L’autre approche qui se pratique est que les entreprises font ce qu’on appelle ‘‘approche étatique’’, c’est-à-dire le respect de ce qui est prévu dans la réglementation. Etant donné que dans la réglementation togolaise qui encadre le secteur minier, on a un certain nombre de dispositions qui sont très proche de la RSE. Et quand les entreprises se mettent à les respecter par obligation, elles pensent ou font valoir le fait qu’elles font de la RSE, alors que ce n’est pas forcément le cas vu que la RSE, par définition, va au-delà de la réglementation.
Quelles recommandations pouvez-vous faire aux entreprises pour leur permettre de définir une véritable politique RSE qui peut bénéficier aux communautés ?
Les entreprises doivent aller vers une RSE qui se base sur les normes internationales. Au cours de nos travaux de groupe, quand nous avons analysé le reporting que fait SCAN TOGO MINE, que nous tenons à saluer au passage, nous avons remarqué qu’elle est l’entreprise qui fait l’effort de s’approcher un peu de la RSE. Elle publie chaque année un rapport à cet effet. Mais une analyse de ce rapport montre qu’il ne répond à aucun standard international.

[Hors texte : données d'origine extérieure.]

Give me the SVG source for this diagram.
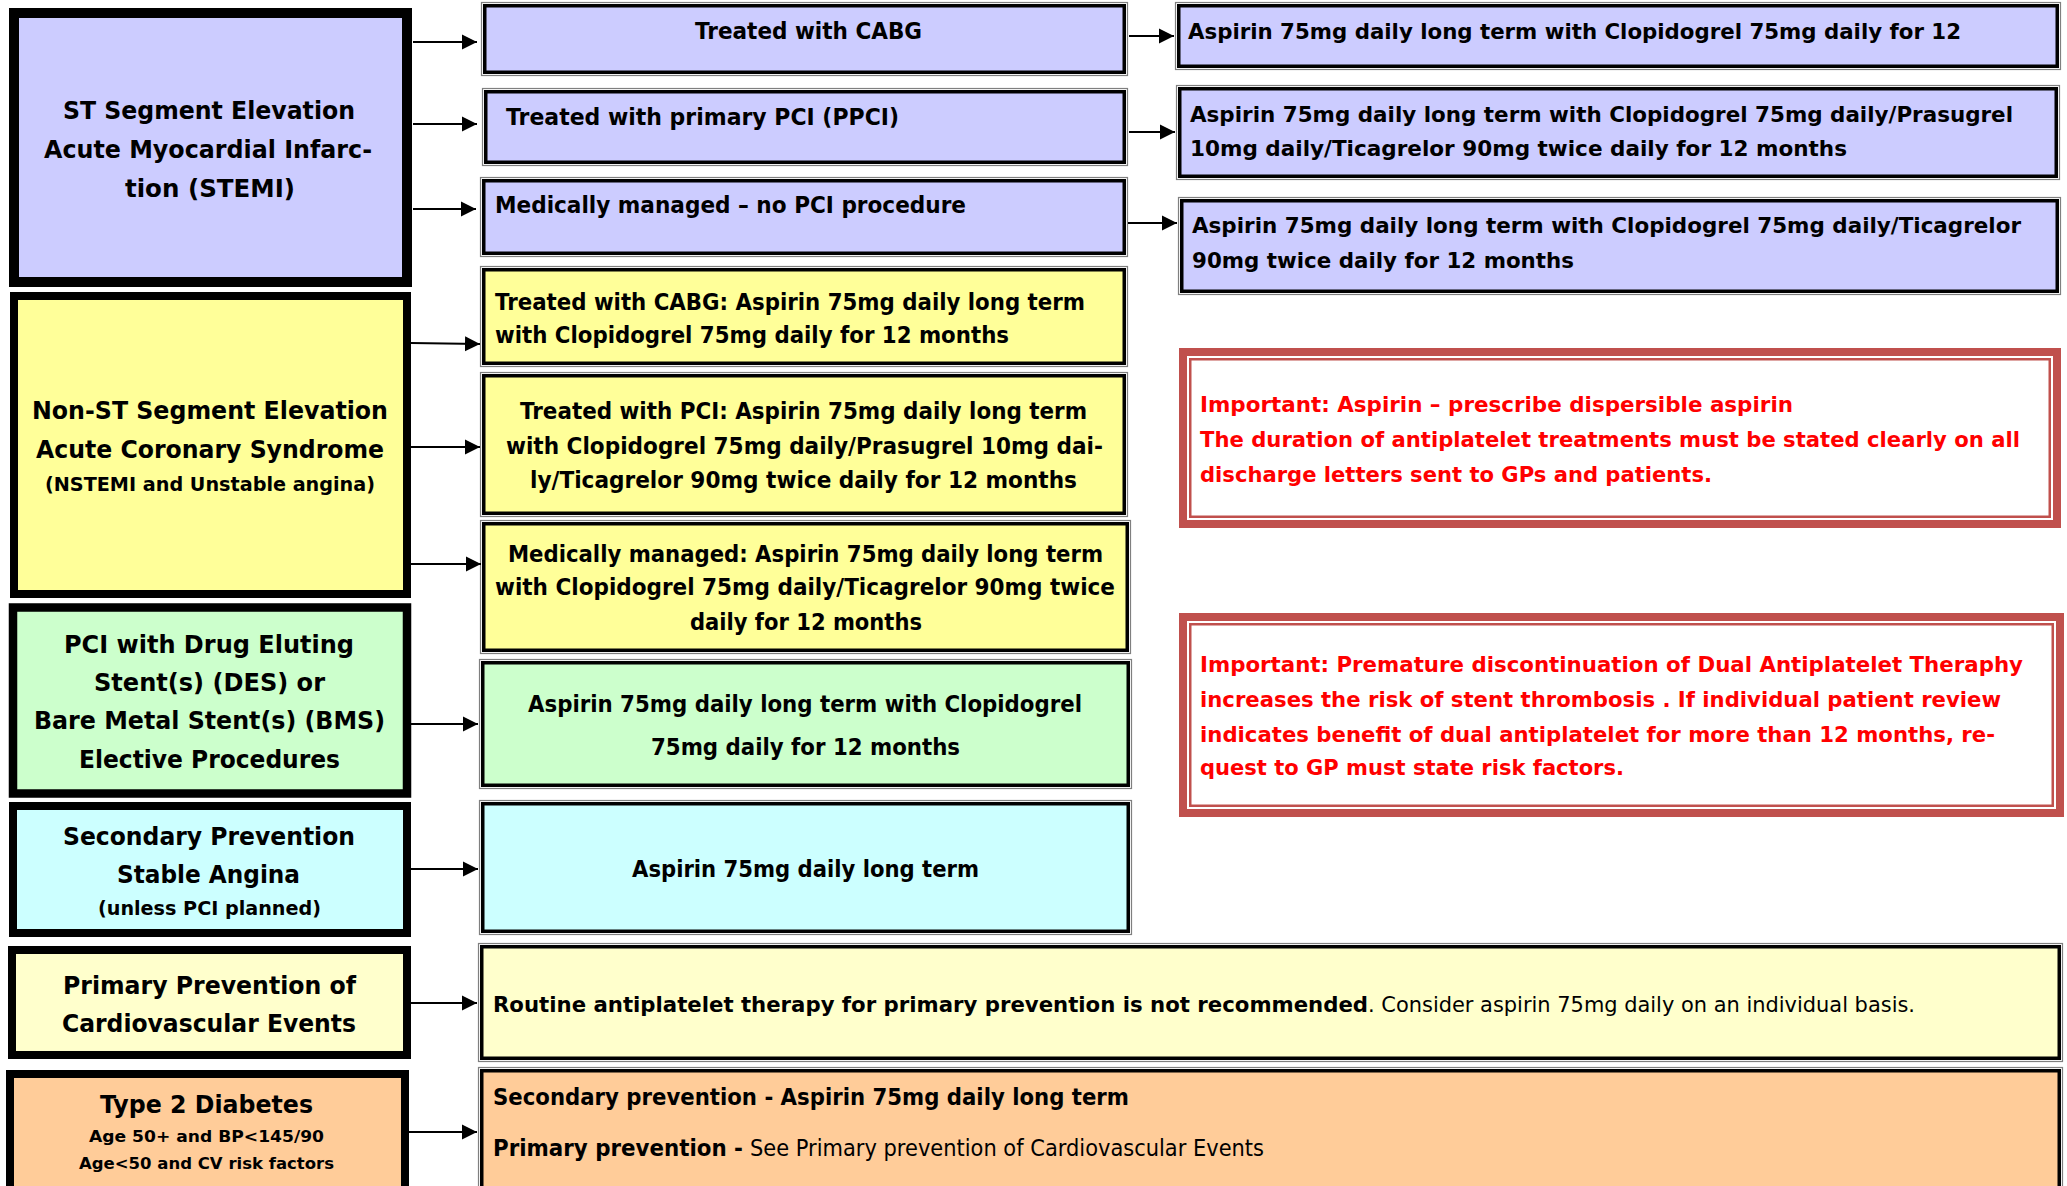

Faire des efforts pour être dans les normes, c’est bien. Mais encore faut-il veiller pour que ce qui se fait en matière de RSE respecte les normes internationales qui sont définis en la matière. Et c’est ça qui peut permettre de dire qu’une entreprise fait de la véritable RSE.
Nous avons aujourd’hui une approche jugée plus proche des communautés qu’on appelle l’approche des parties prenantes. Nous avons souhaité que s’il y a des actions que les OSC, les syndicats et autres peuvent faire, c’est aussi de sensibiliser les entreprises à opter beaucoup plus pour cette approche des parties prenantes qui met au centre le dialogue et la concertation avec les communautés. Autrement dit, pour faire sa RSE, l’entreprise met en place un plan stratégique dans un processus très participatif, consulte donc les communautés ou les parties prenantes et intéressés et essaye de mettre en place un certain nombre de projets qui satisfassent toutes les parties prenantes, aussi bien en amont c’est-à-dire au moment de l’élaboration, qu’en en aval. A la fin, il faut faire des enquêtes publiques pour voir si les actes posées ont eu des impacts. Voilà à peu près la contribution analytique que nous avons apportée à ce forum.
Il faut noter qu’Aujourd’hui, la réflexion au niveau international tend vers une nouvelle norme qui sera contraignante et qui va beaucoup plus travailler sur le contrôle des multinationales qui sont des donneurs d’ordres et des petites entreprises installées dans les pays. Je pense qu’il est question aujourd’hui que nous, organisations de la société civile et autres parties prenantes, nous puissions nous aligner sur cette solidarité internationale, autour de cette nouvelle loi qu’on va appeler le devoir de diligence ou de vigilance.